> TASK TO CARRY OUT: Would you retype, exactly and without the pictures, the lines between the line holding "Generate a web" and the line holding "const restData = percent.map(v=>100 - v);", inclusive, and nothing else?
** Begin **
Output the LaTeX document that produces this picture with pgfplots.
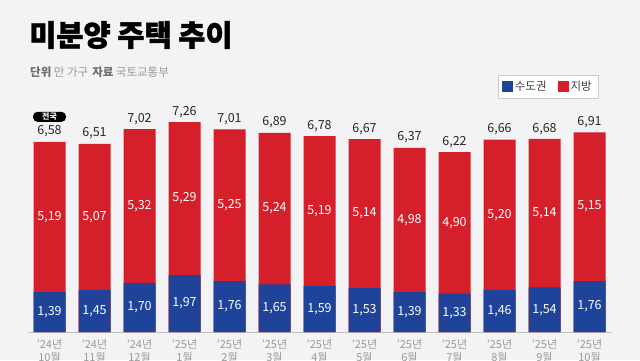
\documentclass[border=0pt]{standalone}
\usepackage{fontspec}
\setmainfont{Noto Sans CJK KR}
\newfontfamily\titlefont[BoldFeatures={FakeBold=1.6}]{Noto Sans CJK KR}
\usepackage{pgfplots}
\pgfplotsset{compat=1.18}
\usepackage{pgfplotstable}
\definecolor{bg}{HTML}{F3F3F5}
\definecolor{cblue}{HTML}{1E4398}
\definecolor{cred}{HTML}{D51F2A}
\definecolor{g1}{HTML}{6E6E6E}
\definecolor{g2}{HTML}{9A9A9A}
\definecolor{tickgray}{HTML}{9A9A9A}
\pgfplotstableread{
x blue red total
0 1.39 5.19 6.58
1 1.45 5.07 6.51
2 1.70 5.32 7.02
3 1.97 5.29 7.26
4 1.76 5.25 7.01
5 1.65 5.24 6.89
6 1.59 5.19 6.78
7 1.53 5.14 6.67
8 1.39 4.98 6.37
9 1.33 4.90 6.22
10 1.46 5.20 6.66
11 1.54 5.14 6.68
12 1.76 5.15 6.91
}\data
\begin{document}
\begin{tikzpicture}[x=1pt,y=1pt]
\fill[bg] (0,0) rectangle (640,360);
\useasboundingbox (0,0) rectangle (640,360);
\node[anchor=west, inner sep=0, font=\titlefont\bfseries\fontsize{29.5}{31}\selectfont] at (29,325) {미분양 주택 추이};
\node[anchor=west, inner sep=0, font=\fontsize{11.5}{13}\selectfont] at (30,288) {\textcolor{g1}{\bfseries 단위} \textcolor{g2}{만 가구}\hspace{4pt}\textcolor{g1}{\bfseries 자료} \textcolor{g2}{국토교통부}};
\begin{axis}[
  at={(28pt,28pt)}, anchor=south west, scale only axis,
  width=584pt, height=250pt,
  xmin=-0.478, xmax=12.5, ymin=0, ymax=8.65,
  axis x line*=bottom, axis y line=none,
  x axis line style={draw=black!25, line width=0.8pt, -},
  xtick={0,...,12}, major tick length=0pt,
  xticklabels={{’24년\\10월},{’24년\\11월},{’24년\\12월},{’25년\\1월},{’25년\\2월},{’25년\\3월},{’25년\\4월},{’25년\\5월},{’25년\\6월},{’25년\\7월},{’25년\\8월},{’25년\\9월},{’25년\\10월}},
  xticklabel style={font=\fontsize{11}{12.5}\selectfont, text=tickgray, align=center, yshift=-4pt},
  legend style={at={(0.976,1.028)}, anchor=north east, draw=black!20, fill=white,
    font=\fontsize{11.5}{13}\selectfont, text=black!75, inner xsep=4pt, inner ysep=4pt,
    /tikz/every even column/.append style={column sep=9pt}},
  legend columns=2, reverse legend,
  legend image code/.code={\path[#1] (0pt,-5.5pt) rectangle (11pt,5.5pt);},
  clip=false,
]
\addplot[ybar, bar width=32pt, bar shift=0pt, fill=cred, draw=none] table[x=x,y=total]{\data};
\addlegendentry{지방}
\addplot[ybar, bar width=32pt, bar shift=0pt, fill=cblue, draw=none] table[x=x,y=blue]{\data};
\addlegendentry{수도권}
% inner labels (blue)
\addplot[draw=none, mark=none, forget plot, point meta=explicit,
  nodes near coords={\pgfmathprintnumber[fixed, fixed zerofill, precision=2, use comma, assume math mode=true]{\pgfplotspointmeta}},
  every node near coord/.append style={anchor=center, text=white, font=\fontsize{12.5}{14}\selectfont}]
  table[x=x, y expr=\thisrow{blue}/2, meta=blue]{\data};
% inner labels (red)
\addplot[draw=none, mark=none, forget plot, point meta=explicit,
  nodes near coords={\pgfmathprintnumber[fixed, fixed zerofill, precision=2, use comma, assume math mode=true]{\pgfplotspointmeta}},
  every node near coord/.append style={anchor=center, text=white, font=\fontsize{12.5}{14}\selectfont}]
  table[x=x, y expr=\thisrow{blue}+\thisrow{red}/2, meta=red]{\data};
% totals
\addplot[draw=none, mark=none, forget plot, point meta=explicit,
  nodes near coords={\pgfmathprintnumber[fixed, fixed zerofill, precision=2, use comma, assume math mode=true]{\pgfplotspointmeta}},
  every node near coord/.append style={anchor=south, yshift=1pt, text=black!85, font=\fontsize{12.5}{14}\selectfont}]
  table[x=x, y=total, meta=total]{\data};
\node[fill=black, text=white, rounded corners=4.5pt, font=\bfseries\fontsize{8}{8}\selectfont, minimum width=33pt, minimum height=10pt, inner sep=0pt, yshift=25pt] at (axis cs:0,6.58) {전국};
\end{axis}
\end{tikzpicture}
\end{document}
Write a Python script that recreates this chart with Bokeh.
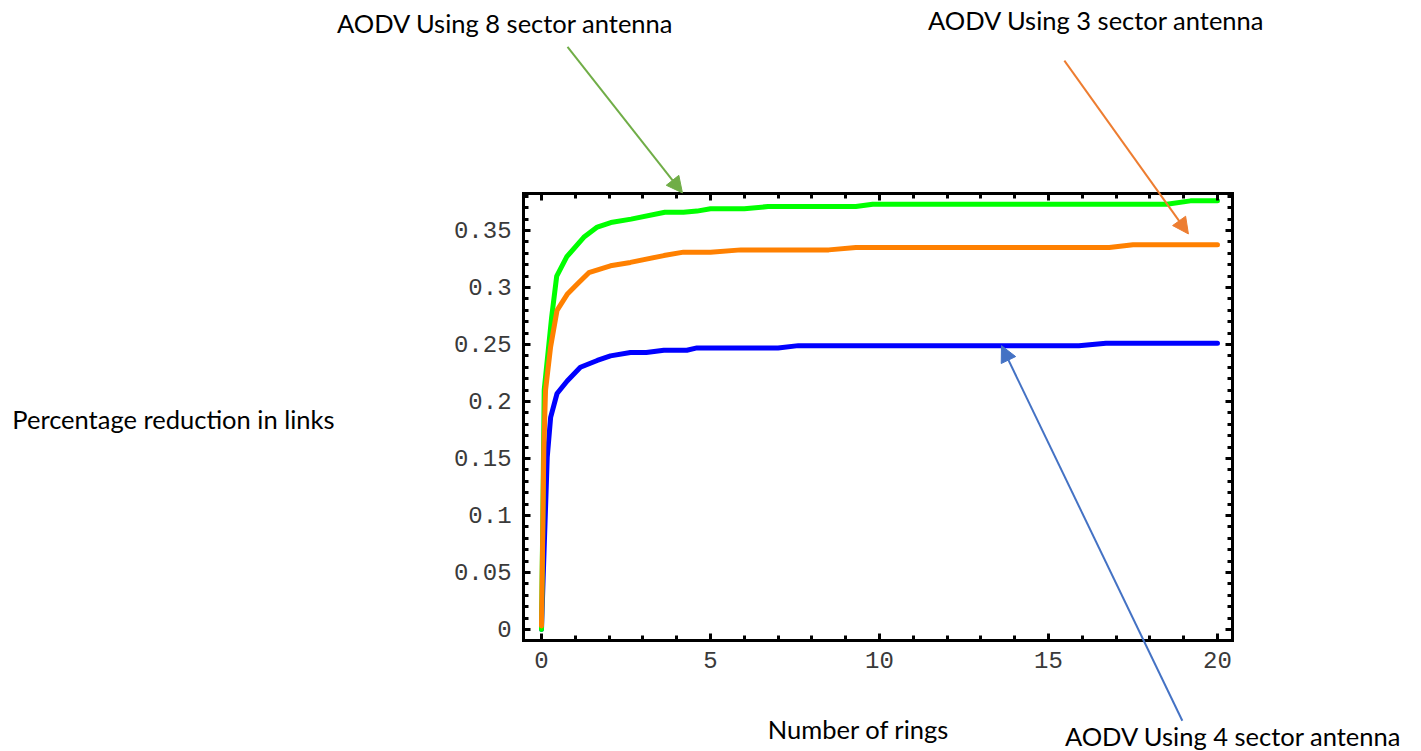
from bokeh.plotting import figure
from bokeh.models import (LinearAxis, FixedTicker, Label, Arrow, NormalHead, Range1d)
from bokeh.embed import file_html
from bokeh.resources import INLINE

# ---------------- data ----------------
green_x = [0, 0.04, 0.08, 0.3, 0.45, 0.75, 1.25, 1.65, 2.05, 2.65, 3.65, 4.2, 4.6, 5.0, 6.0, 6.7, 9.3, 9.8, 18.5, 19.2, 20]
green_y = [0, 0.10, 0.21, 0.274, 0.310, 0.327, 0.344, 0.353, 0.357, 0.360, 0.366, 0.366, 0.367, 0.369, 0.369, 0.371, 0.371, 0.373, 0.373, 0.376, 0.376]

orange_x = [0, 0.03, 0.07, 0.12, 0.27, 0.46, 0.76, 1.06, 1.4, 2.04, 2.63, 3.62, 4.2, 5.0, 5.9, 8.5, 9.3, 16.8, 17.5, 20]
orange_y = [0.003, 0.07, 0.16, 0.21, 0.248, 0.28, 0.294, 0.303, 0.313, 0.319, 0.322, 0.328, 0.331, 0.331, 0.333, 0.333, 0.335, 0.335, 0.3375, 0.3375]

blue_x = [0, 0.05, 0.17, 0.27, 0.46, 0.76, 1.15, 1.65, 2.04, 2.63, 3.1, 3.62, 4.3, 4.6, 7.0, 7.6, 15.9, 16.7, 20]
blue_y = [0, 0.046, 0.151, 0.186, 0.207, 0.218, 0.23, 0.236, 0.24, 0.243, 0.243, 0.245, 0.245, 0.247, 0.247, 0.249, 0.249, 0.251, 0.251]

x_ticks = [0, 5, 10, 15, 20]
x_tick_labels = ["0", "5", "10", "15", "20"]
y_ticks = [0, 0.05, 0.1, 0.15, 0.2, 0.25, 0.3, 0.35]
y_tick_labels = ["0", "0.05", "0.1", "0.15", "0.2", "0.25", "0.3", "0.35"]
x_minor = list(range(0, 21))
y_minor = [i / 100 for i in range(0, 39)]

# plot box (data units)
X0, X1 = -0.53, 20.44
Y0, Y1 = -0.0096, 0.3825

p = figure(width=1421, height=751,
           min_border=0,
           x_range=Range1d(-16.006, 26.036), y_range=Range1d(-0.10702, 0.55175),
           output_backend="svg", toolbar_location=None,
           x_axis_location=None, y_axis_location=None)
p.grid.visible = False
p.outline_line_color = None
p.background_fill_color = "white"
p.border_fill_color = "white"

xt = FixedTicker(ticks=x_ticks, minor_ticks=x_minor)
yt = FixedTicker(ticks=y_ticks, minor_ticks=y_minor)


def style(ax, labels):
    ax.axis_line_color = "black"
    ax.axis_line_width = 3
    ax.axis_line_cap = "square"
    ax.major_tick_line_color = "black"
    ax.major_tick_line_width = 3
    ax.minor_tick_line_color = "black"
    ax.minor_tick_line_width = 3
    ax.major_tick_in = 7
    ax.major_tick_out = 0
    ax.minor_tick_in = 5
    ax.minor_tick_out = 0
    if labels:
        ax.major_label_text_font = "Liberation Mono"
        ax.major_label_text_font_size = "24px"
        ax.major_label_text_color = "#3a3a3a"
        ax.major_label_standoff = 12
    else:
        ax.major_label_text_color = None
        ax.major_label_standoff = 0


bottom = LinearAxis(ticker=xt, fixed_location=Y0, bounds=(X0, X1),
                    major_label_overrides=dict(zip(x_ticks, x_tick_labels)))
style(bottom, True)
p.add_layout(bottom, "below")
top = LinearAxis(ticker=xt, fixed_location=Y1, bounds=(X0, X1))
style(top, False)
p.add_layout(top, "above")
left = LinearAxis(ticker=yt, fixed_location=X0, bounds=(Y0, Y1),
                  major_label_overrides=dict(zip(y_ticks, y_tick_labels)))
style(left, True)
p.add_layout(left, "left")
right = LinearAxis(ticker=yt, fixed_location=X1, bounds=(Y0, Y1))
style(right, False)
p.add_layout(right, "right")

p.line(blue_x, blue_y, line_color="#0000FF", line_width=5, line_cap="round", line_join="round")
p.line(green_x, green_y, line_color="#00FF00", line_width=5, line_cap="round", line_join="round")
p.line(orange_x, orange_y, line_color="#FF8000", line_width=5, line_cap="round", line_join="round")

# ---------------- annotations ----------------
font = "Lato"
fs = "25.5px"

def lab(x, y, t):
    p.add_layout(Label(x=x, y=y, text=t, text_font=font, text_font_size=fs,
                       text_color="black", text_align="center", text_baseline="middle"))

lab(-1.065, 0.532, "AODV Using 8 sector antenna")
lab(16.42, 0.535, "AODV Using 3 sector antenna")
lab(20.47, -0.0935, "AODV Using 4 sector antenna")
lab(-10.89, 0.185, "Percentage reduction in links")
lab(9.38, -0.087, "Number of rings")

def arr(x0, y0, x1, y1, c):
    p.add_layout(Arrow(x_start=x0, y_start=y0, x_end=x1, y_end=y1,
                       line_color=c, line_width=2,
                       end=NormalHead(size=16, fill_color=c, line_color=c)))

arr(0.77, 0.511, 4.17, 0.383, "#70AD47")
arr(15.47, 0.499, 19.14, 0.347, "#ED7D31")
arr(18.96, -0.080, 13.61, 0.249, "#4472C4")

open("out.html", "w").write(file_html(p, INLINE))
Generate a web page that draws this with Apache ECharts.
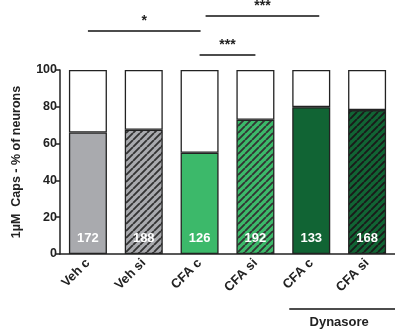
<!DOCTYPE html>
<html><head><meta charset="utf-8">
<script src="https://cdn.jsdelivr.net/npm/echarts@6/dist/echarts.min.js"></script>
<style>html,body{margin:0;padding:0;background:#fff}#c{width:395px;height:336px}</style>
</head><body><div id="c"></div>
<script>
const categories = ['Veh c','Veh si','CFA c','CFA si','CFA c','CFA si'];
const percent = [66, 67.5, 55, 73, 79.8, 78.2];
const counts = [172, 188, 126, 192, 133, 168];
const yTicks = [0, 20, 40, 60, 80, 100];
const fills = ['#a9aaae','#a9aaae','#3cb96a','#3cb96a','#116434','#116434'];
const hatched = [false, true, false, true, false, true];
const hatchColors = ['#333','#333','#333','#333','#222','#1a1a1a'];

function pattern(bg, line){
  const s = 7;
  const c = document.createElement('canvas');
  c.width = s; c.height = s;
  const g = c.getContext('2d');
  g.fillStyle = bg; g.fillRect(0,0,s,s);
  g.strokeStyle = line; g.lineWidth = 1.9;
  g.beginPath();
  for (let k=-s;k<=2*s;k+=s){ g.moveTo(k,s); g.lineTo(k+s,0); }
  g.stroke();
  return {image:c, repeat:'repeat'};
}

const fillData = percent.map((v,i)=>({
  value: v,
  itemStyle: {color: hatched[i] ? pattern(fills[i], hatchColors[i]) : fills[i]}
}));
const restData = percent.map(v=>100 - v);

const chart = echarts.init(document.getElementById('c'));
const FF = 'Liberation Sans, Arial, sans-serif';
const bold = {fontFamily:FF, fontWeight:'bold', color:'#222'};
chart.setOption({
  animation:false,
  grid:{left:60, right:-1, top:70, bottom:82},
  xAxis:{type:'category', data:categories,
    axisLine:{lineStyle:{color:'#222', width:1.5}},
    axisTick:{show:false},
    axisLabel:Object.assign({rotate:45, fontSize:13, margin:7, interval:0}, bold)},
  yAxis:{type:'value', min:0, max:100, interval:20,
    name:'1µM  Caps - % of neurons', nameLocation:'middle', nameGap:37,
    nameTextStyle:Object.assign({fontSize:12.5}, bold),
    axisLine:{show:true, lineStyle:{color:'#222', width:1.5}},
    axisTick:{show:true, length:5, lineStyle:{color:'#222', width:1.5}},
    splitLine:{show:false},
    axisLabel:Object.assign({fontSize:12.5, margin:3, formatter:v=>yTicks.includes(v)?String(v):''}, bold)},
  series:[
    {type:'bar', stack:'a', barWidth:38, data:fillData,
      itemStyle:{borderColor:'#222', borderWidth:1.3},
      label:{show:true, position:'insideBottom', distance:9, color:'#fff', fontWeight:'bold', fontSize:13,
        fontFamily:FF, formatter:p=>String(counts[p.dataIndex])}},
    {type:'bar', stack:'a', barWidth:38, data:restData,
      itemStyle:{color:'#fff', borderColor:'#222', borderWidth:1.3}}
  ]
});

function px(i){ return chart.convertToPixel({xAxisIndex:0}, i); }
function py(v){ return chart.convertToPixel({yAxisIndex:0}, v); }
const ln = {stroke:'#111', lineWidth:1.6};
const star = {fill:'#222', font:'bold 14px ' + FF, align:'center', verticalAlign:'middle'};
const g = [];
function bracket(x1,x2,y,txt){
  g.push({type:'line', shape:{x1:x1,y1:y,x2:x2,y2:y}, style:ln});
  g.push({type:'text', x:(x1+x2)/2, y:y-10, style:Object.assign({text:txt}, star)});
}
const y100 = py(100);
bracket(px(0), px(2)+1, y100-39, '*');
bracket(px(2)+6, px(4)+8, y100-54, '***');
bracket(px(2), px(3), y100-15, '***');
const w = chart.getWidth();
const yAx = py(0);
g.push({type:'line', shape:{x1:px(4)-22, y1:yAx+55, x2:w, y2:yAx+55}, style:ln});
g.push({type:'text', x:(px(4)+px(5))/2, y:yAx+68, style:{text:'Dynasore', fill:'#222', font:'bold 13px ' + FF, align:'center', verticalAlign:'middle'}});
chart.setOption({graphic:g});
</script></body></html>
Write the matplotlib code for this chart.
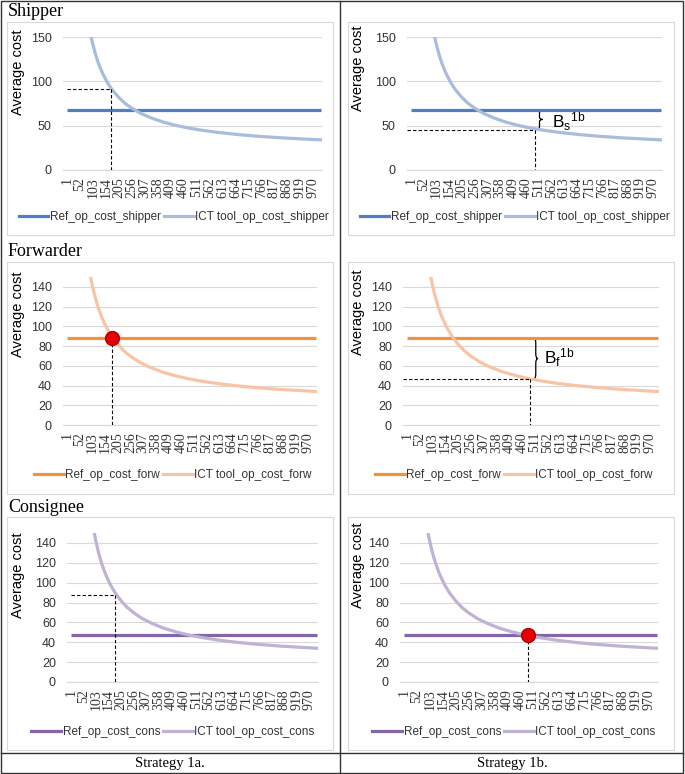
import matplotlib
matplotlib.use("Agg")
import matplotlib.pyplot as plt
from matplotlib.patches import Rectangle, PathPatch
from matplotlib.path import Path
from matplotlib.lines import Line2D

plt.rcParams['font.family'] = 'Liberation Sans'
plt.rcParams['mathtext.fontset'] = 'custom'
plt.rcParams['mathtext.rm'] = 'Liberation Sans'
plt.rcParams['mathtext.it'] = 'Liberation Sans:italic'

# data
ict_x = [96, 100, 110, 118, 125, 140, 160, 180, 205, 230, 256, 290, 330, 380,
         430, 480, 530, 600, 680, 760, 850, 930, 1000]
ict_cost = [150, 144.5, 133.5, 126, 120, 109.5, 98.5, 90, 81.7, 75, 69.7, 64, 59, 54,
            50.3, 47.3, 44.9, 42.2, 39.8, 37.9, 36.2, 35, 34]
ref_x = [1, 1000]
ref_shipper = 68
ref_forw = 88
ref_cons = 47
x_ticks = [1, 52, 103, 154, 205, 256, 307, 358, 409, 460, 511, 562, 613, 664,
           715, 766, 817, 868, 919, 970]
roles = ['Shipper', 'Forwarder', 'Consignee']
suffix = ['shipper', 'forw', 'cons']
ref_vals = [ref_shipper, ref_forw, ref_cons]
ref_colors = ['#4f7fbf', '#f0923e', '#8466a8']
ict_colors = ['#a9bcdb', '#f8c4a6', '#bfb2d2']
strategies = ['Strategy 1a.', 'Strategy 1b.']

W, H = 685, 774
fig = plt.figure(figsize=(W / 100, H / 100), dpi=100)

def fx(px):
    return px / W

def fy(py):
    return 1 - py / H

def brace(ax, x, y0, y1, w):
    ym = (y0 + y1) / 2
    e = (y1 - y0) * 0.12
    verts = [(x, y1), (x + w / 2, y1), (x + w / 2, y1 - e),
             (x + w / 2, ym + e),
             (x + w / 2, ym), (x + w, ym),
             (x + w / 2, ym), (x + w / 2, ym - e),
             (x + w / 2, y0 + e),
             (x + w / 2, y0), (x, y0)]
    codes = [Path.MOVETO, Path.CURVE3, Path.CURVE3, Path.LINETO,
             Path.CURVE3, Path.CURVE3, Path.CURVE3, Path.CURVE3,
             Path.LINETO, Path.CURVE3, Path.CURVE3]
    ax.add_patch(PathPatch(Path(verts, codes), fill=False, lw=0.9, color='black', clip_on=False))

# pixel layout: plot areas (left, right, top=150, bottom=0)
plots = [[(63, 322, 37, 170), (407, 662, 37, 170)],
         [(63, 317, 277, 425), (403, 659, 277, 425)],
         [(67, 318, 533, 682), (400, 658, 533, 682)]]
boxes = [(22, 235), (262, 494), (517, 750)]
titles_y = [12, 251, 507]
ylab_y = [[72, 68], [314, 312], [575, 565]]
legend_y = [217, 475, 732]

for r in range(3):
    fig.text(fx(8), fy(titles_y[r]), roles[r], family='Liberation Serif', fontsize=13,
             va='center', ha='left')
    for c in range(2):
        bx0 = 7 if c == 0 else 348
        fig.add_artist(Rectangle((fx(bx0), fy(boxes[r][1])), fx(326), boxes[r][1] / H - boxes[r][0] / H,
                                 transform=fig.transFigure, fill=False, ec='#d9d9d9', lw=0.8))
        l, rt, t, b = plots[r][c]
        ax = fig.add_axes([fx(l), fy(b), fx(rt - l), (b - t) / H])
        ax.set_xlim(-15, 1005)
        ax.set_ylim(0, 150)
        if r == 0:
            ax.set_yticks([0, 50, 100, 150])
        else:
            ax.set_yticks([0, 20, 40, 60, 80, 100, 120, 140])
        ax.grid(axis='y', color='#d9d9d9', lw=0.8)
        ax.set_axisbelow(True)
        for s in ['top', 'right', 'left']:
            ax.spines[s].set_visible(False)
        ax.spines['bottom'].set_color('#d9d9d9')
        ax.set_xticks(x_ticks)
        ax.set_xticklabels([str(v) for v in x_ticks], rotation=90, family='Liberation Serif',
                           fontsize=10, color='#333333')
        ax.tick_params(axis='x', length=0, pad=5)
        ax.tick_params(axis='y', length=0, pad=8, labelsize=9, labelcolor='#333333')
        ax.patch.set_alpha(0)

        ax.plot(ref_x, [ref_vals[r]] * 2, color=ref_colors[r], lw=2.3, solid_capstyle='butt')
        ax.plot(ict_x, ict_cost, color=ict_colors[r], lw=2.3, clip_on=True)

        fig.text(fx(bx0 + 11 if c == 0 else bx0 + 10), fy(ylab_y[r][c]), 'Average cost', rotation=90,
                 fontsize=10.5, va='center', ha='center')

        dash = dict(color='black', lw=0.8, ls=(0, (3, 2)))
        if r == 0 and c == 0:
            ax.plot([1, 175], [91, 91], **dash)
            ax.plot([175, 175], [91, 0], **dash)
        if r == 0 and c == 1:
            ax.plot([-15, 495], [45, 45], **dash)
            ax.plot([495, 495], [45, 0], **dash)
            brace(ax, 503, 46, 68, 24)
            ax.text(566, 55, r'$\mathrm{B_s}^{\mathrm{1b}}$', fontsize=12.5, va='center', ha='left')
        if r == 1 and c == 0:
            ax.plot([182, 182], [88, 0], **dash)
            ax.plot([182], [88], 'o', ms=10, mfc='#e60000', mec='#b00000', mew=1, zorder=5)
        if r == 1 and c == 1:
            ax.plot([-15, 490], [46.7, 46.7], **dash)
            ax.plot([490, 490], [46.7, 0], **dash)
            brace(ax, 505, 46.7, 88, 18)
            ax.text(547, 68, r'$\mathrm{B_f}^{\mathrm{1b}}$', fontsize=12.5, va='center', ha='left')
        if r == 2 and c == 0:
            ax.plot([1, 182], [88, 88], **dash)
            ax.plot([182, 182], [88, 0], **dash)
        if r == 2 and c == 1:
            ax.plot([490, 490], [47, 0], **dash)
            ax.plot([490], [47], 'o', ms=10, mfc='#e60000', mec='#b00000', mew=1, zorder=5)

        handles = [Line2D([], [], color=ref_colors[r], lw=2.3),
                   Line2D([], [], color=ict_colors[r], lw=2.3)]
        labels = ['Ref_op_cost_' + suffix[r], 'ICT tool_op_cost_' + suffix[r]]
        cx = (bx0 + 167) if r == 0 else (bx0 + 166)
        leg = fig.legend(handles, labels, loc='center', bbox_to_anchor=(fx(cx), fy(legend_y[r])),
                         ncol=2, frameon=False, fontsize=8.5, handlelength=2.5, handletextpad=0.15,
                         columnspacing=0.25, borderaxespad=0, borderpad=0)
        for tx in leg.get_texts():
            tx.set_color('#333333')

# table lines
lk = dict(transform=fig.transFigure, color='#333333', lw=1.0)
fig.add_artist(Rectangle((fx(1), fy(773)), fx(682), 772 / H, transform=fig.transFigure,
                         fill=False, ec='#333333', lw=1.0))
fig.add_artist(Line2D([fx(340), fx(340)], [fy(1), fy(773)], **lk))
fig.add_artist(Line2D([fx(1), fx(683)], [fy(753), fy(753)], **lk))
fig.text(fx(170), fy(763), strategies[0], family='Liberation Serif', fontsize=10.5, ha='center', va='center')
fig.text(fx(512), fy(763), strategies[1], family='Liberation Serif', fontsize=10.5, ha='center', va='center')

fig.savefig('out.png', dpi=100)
** End **
> RESULT OF THE EXERCISE:
Generate a web page that draws this with Apache ECharts.
<!DOCTYPE html>
<html><head><meta charset="utf-8">
<script src="https://cdn.jsdelivr.net/npm/echarts@6/dist/echarts.min.js"></script>
<style>html,body{margin:0;padding:0;background:#fff}#c{width:395px;height:336px}</style>
</head><body><div id="c"></div>
<script>
const categories = ['Veh c','Veh si','CFA c','CFA si','CFA c','CFA si'];
const percent = [66, 67.5, 55, 73, 79.8, 78.2];
const counts = [172, 188, 126, 192, 133, 168];
const yTicks = [0, 20, 40, 60, 80, 100];
const fills = ['#a9aaae','#a9aaae','#3cb96a','#3cb96a','#116434','#116434'];
const hatched = [false, true, false, true, false, true];
const hatchColors = ['#333','#333','#333','#333','#222','#1a1a1a'];

function pattern(bg, line){
  const s = 7;
  const c = document.createElement('canvas');
  c.width = s; c.height = s;
  const g = c.getContext('2d');
  g.fillStyle = bg; g.fillRect(0,0,s,s);
  g.strokeStyle = line; g.lineWidth = 1.9;
  g.beginPath();
  for (let k=-s;k<=2*s;k+=s){ g.moveTo(k,s); g.lineTo(k+s,0); }
  g.stroke();
  return {image:c, repeat:'repeat'};
}

const fillData = percent.map((v,i)=>({
  value: v,
  itemStyle: {color: hatched[i] ? pattern(fills[i], hatchColors[i]) : fills[i]}
}));
const restData = percent.map(v=>100 - v);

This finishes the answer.